Respiratory patients forced to pay thousands for ‘standard of care’ scans

1 Feb 2018

Shrinking or non-existent Medicare rebates mean respiratory patients are now having to pay hundreds and sometimes thousands of dollars for standard radiology tests, advocacy groups say.

Patients with lung cancer are left $258 out of pocket for a PET scans for staging because the imaging is not covered by Medicare, a Senate inquiry has been told.the Senate’s Community Affairs Reference Committee was told at a public hearing in Brisbane on 13 December.

Gap fees also affect patients with COPD and upper respiratory tracts infections, the inquiry has been told by the Australian Diagnostic Imaging Association.

Radiology tests for COPD such as chest X-ray and CT scans or lung perfusion and ventilation studies required patients to pay upfront fees of  $1,096 and left them with gap fees of $337, ADIA figures show.

For patients with upper respiratory tract infections, imaging tests such as chest CT with contrast will cost patients $566 in upfront fees and leave them $184 put of pocket, the ADIA said.

Patients faced high gap costs for “standard of care” imaging tests because Medicare rebates have been frozen since 1998, the ADIA representative told the inquiry into the availability and accessibility of diagnostic imaging equipment around Australia.

High out of pocket costs also arose because the Medicare system wasn’t keeping pace with imaging technology and rebates had not been approved for many tests that are now considered the basic standard of care, the Association said.

“[Cancers]  often require more than one radiology service for diagnosis, treatment and monitoring, meaning that patients pay thousands of dollars upfront and are left hundreds of dollars out of pocket,” the ADIA said in its submission to the inquiry

The claims were backed up by patient advocacy groups, who told the hearing that imaging gap fees were now the major financial burden for cancer patients.

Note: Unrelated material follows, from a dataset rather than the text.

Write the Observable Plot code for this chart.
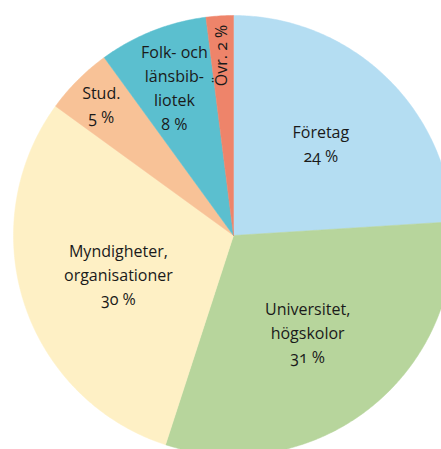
<!DOCTYPE html>
<html>
<head>
<meta charset="utf-8">
<script src="https://cdn.jsdelivr.net/npm/d3@7"></script>
<script src="https://cdn.jsdelivr.net/npm/@observablehq/plot@0.6"></script>
<style>
  html, body { margin: 0; padding: 0; background: #fff; overflow: hidden; }
  #chart svg { overflow: hidden; }
</style>
</head>
<body>
<div id="chart"></div>
<script>
// Data
const categories = ["Företag", "Universitet, högskolor", "Myndigheter, organisationer", "Stud.", "Folk- och länsbibliotek", "Övr."];
const labels = ["Företag", "Universitet,\nhögskolor", "Myndigheter,\norganisationer", "Stud.", "Folk- och\nlänsbib-\nliotek", "Övr."];
const shares = [24, 31, 30, 5, 8, 2];
const colors = ["#b4ddf2", "#b7d59c", "#fef0c5", "#f8c297", "#5bbfcf", "#ee846a"];

// Layout (not data)
const W = 441, H = 449;
const labelRadius = {0: 0.58, 1: 0.55, 2: 0.55, 3: 0.85, 4: 0.73, 5: 0.82};

const pie = d3.pie().sort(null).value(d => d)(shares);

// Build polygons in unit coordinates (angle clockwise from top)
const poly = [];
pie.forEach((p, i) => {
  const n = Math.max(2, Math.ceil((p.endAngle - p.startAngle) / 0.01));
  poly.push({i, x: 0, y: 0});
  for (let k = 0; k <= n; k++) {
    const a = p.startAngle + (p.endAngle - p.startAngle) * k / n;
    poly.push({i, x: Math.sin(a), y: Math.cos(a)});
  }
  poly.push({i, x: 0, y: 0});
});

const textData = pie.map((p, i) => {
  const a = (p.startAngle + p.endAngle) / 2;
  const r = labelRadius[i];
  const pct = `${shares[i]} %`;
  return {
    i,
    x: r * Math.sin(a),
    y: r * Math.cos(a),
    text: i === 5 ? `${labels[i]} ${pct}` : `${labels[i]}\n${pct}`,
    rotate: i === 5 ? -90 : 0
  };
});

const chart = Plot.plot({
  width: W,
  height: H,
  margin: 0,
  x: {domain: [-1, 1], range: [13, 453], axis: null},
  y: {domain: [-1, 1], range: [455, 15], axis: null},
  style: {fontFamily: "'Open Sans', Lato, sans-serif", background: "#fff"},
  marks: [
    Plot.line(poly, {x: "x", y: "y", z: "i", fill: d => colors[d.i], stroke: d => colors[d.i], strokeWidth: 0.5, curve: "linear"}),
    Plot.text(textData.filter(d => d.rotate === 0), {x: "x", y: "y", text: "text", fontSize: 16, lineHeight: 1.5, fill: "#1a1a1a", textAnchor: "middle"}),
    Plot.text(textData.filter(d => d.rotate !== 0), {x: "x", y: "y", text: "text", fontSize: 16, rotate: -90, fill: "#1a1a1a", textAnchor: "middle"})
  ]
});
chart.style.fontVariantNumeric = "oldstyle-nums";
document.getElementById("chart").appendChild(chart);
</script>
</body>
</html>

Cancer patients can expect gap fees for scans to double in costs over the next decade unless action is taken to unfreeze the Medicare rebates for imaging, the hearing was told.

There was also a need to reform the slow and outdated system of approvals for Medicare rebates, with the Medicare Services Advisory Committee, taking three or more years to consider applications.

By the time the MSAC rulings come out, technology had often moved on to better tests that were adopted as standard practice overseas, the committee was advised.